「これまでのやり方が通用しなくなり始めている」
これは多くの伝統的な日本企業が抱いている実感だろう。市場環境の急激な変化、AI(人口知能)を始めとするデジタル技術や新興企業の参入によるディスラプション(創造的破壊)、従業員の価値観の多様化や働き方改革など、企業は従来のやり方では対処できない数多くの現実に直面している。
本書は、2016年に出版された『両利きの経営(Leap and Disrupt: How to Solve the Innovator’s Dilemma)』がベストセラーになった、スタンフォード大学のチャールズ・オライリー教授と、その弟子である組織開発コンサルタントの加藤雅則らによる、日本のAGC(旧旭硝子)を実例として取り上げた、その続編であり実践編である。

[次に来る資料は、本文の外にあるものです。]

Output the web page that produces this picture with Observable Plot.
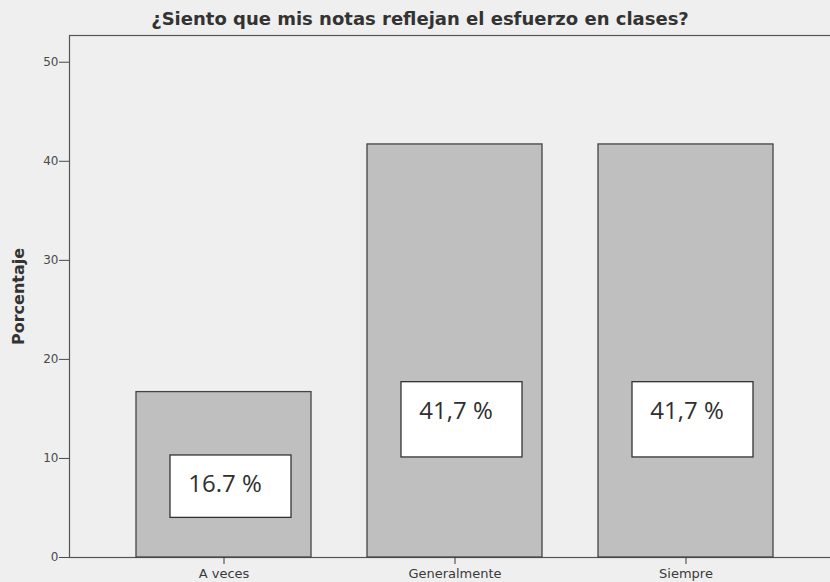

『イノベーションのジレンマ(The Innovator’s Dilemma)』と言えば、ハーバード大学の故クレイトン・クリステンセン教授の世界的なベストセラーで、巨大企業が新興企業を前にして力を失う理由を説明した会社経営の理論書である。
従来の仕事に最適化された組織慣行やプロセスを維持したまま新しいことを始めようとすると、組織内に様々な軋轢が生じる。その結果、既存のやり方からくる制約が、新しい取り組みの芽を摘んでしまうことになる。組織経営論では、こうした現象を「成功の罠」と呼んでいる。 成功してきた組織には、「慣性力」が働き、過去の経営環境に過剰適応してしまった結果、環境が激変する局面では適応できずに衰退してしまうという宿命がある。

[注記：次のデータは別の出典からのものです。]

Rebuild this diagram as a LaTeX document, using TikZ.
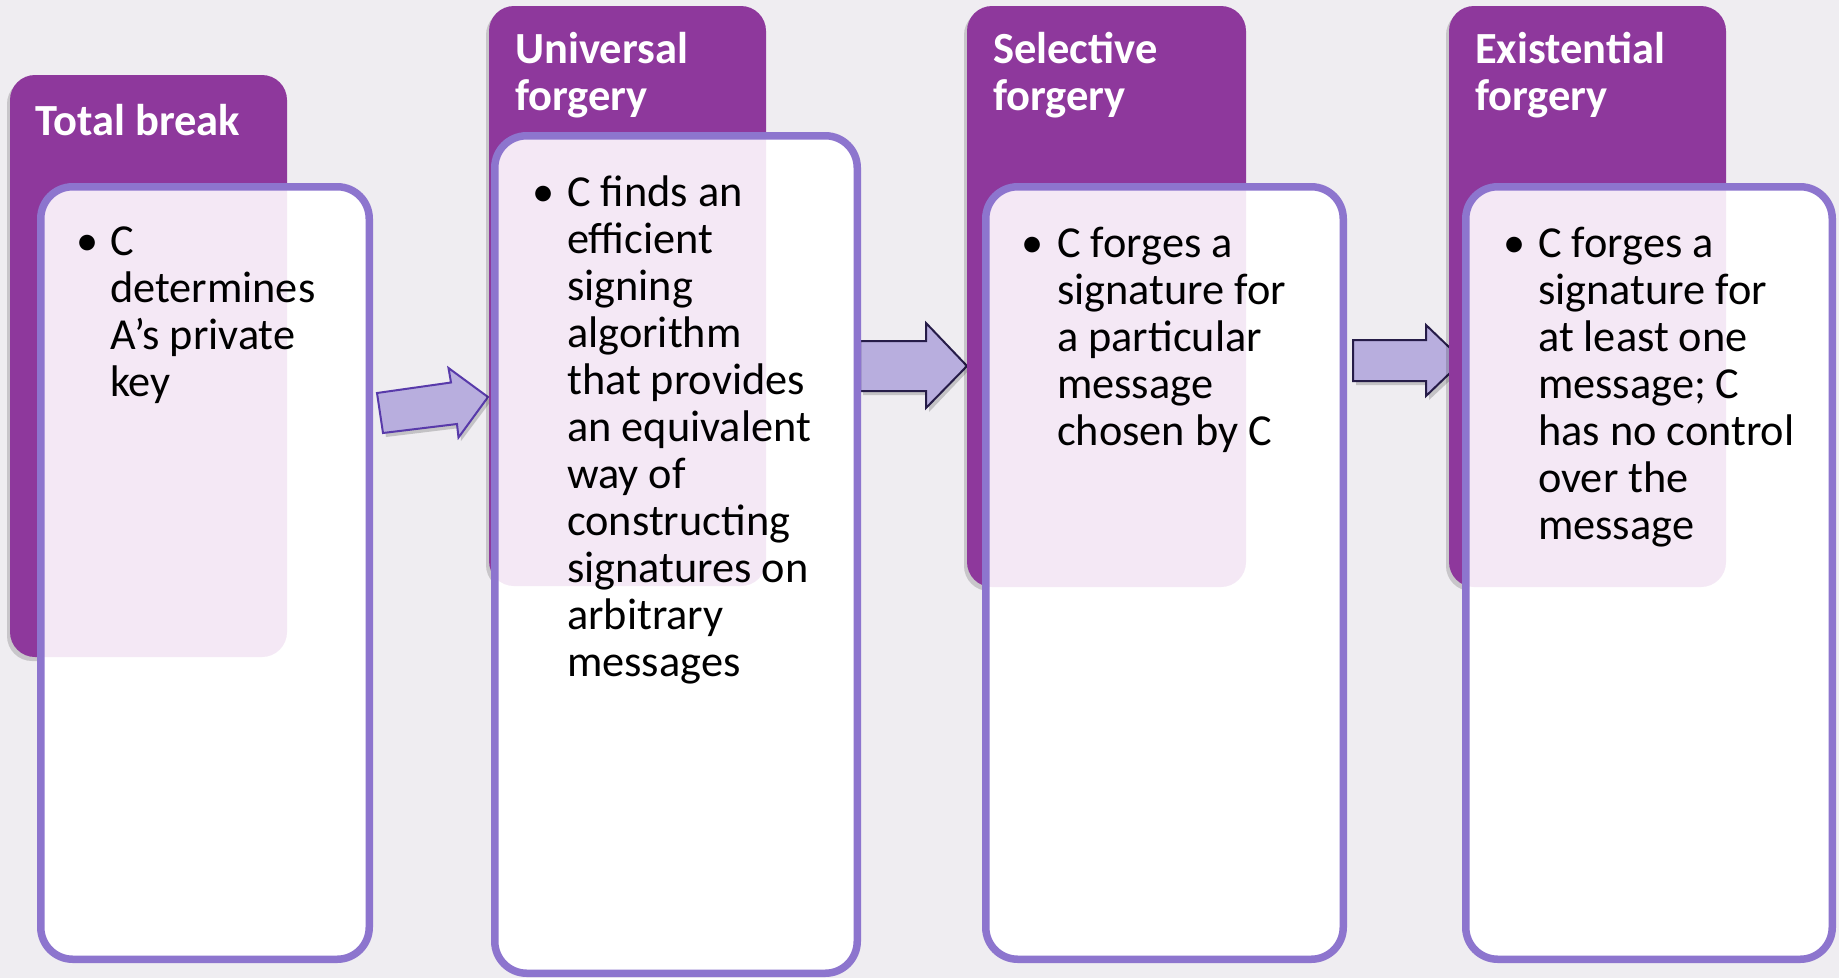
\documentclass[tikz,border=0pt]{standalone}
\usepackage{fontspec}
\setmainfont{Carlito}
\definecolor{bg}{RGB}{239,237,241}
\definecolor{hdr}{RGB}{142,56,156}
\definecolor{frame}{RGB}{141,117,206}
\definecolor{pinkov}{RGB}{244,232,245}
\definecolor{arrfill}{RGB}{184,174,222}
\definecolor{arrdrawA}{RGB}{88,58,170}
\definecolor{arrdrawB}{RGB}{38,28,72}
\tikzset{
  hdrbox/.style={fill=hdr, rounded corners=25pt},
  hdrshadow/.style={fill=black, opacity=0.16, rounded corners=25pt},
  pinkbox/.style={fill=pinkov, rounded corners=25pt},
  innerbox/.style={fill=white, rounded corners=32pt},
  framebox/.style={draw=frame, line width=7.5pt, rounded corners=32pt},
  headtext/.style={anchor=base west, inner sep=0pt, text=white, font=\fontsize{44.5}{47}\selectfont\bfseries},
  bodytext/.style={anchor=base west, inner sep=0pt, text=black, font=\fontsize{44.3}{47}\selectfont},
  bullettext/.style={anchor=base, inner sep=0pt, text=black, font=\fontsize{44.3}{47}\selectfont},
  blockarrow/.style={fill=arrfill, line width=2pt, line join=miter},
  arrowshadow/.style={fill=black, opacity=0.18},
}
\begin{document}
\begin{tikzpicture}[x=1pt, y=-1pt]
\useasboundingbox (0,0) rectangle (1839,978);
\fill[bg] (0,0) rectangle (1839,978);

% block arrows (shadows first)
\fill[arrowshadow] (380,397) -- (454,386) -- (451,372) -- (491,401) -- (461,441) -- (460,428) -- (386,437) -- cycle;
\fill[arrowshadow] (863,345) -- (929,345) -- (929,327) -- (970,369) -- (929,412) -- (929,395) -- (863,395) -- cycle;
\fill[arrowshadow] (1356,344) -- (1429,344) -- (1429,329) -- (1467,364.5) -- (1429,400) -- (1429,385) -- (1356,385) -- cycle;
\filldraw[blockarrow, draw=arrdrawA] (377,393) -- (451,382.5) -- (448.5,368) -- (488,397) -- (458.5,437.5) -- (457,424) -- (383,433) -- cycle;
\filldraw[blockarrow, draw=arrdrawB] (860,341) -- (926,341) -- (926,323) -- (967,366) -- (926,408) -- (926,391) -- (860,391) -- cycle;
\filldraw[blockarrow, draw=arrdrawB] (1353,340) -- (1426,340) -- (1426,325) -- (1463,360.5) -- (1426,396) -- (1426,381) -- (1353,381) -- cycle;

% header boxes with shadows
\fill[hdrshadow] (7,79) rectangle (285,661);
\fill[hdrshadow] (486,10) rectangle (764,590);
\fill[hdrshadow] (964,10) rectangle (1244,591);
\fill[hdrshadow] (1446,10) rectangle (1724,591);
\fill[hdrbox] (10,75) rectangle (287,657);
\fill[hdrbox] (489,6) rectangle (766,586);
\fill[hdrbox] (967,6) rectangle (1246,587);
\fill[hdrbox] (1449,6) rectangle (1726,587);

% white content boxes with pink overlap
\fill[innerbox] (40.75,186.75) rectangle (369.25,959.25);
\fill[innerbox] (494.75,135.75) rectangle (857.25,973.25);
\fill[innerbox] (985.75,186.75) rectangle (1343.25,959.25);
\fill[innerbox] (1465.75,186.75) rectangle (1832.25,959.25);
\begin{scope}
  \clip[rounded corners=32pt] (40.75,186.75) rectangle (369.25,959.25);
  \fill[pinkbox] (10,75) rectangle (287,657);
\end{scope}
\begin{scope}
  \clip[rounded corners=32pt] (494.75,135.75) rectangle (857.25,973.25);
  \fill[pinkbox] (489,6) rectangle (766,586);
\end{scope}
\begin{scope}
  \clip[rounded corners=32pt] (985.75,186.75) rectangle (1343.25,959.25);
  \fill[pinkbox] (967,6) rectangle (1246,587);
\end{scope}
\begin{scope}
  \clip[rounded corners=32pt] (1465.75,186.75) rectangle (1832.25,959.25);
  \fill[pinkbox] (1449,6) rectangle (1726,587);
\end{scope}
\draw[framebox] (40.75,186.75) rectangle (369.25,959.25);
\draw[framebox] (494.75,135.75) rectangle (857.25,973.25);
\draw[framebox] (985.75,186.75) rectangle (1343.25,959.25);
\draw[framebox] (1465.75,186.75) rectangle (1832.25,959.25);

% headings
\node[headtext] (h1) at (35,135) {\begin{tabular}[t]{@{}l@{}}Total break\end{tabular}};
\node[headtext] (h2) at (515,63) {\begin{tabular}[t]{@{}l@{}}Universal\\forgery\end{tabular}};
\node[headtext] (h3) at (993,63) {\begin{tabular}[t]{@{}l@{}}Selective\\forgery\end{tabular}};
\node[headtext] (h4) at (1475,63) {\begin{tabular}[t]{@{}l@{}}Existential\\forgery\end{tabular}};

% bodies
\node[bullettext] (b1) at (87.5,255) {\textbullet};
\node[bodytext] (t1) at (110,255) {\begin{tabular}[t]{@{}l@{}}C\\determines\\A’s private\\key\end{tabular}};
\node[bullettext] (b2) at (544,206) {\textbullet};
\node[bodytext] (t2) at (567,206) {\begin{tabular}[t]{@{}l@{}}C finds an\\efficient\\signing\\algorithm\\that provides\\an equivalent\\way of\\constructing\\signatures on\\arbitrary\\messages\end{tabular}};
\node[bullettext] (b3) at (1033,257) {\textbullet};
\node[bodytext] (t3) at (1057,257) {\begin{tabular}[t]{@{}l@{}}C forges a\\signature for\\a particular\\message\\chosen by C\end{tabular}};
\node[bullettext] (b4) at (1515,257) {\textbullet};
\node[bodytext] (t4) at (1538,257) {\begin{tabular}[t]{@{}l@{}}C forges a\\signature for\\at least one\\message; C\\has no control\\over the\\message\end{tabular}};
\end{tikzpicture}
\end{document}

これまで、こうした「イノベーションのジレンマ」を克服する方法について多くの議論がなされてきたが、その問題を解決するために提示されたのが「両利きの経営」である。ここで言う「両利き(ambidexterity)」とは、あたかも右手と左手の両方が利き手のように使えるということであり、これを会社経営に当てはめれば、不確実性の高い探索を行いながらも安定した収益を確保しつつ、そのバランスを取って二兎を追いながら両者を高いレベルで実現していくという経営を意味する。つまり、イノベーションのジレンマは大企業にとっての宿命ではなく、経営のやり方次第だというのである。
一昨年、エグゼクティブコーチのフレデリック・ラルーによる『ティール組織(Reinventing Organizations)』が翻訳出版され、若手企業を中心に大きな反響を呼んだ。発達心理学の観点から組織形態を整理分類し、従来型の階層組織だけではなく、完全にフラットでネットワーク型のティール組織のようなものもありうることを解き明かした点が注目されたのだろう。
ティール組織が画期的な組織形態であるのは確かだが、組織を語る上で大切なのは、組織と戦略の両方に目を向けた、「組織経営論」という視点である。そして、戦略と組織を両輪とする組織経営論の視点に立って、これから必要となる組織能力を培っていくのが、本書で言う「組織開発(Organization Development)」の活動である。
既存事業を維持しながら新規事業を生み出していく「両利きの経営」こそが、「成功の罠」にはまってしまった今日の日本企業に求められる組織開発なのである。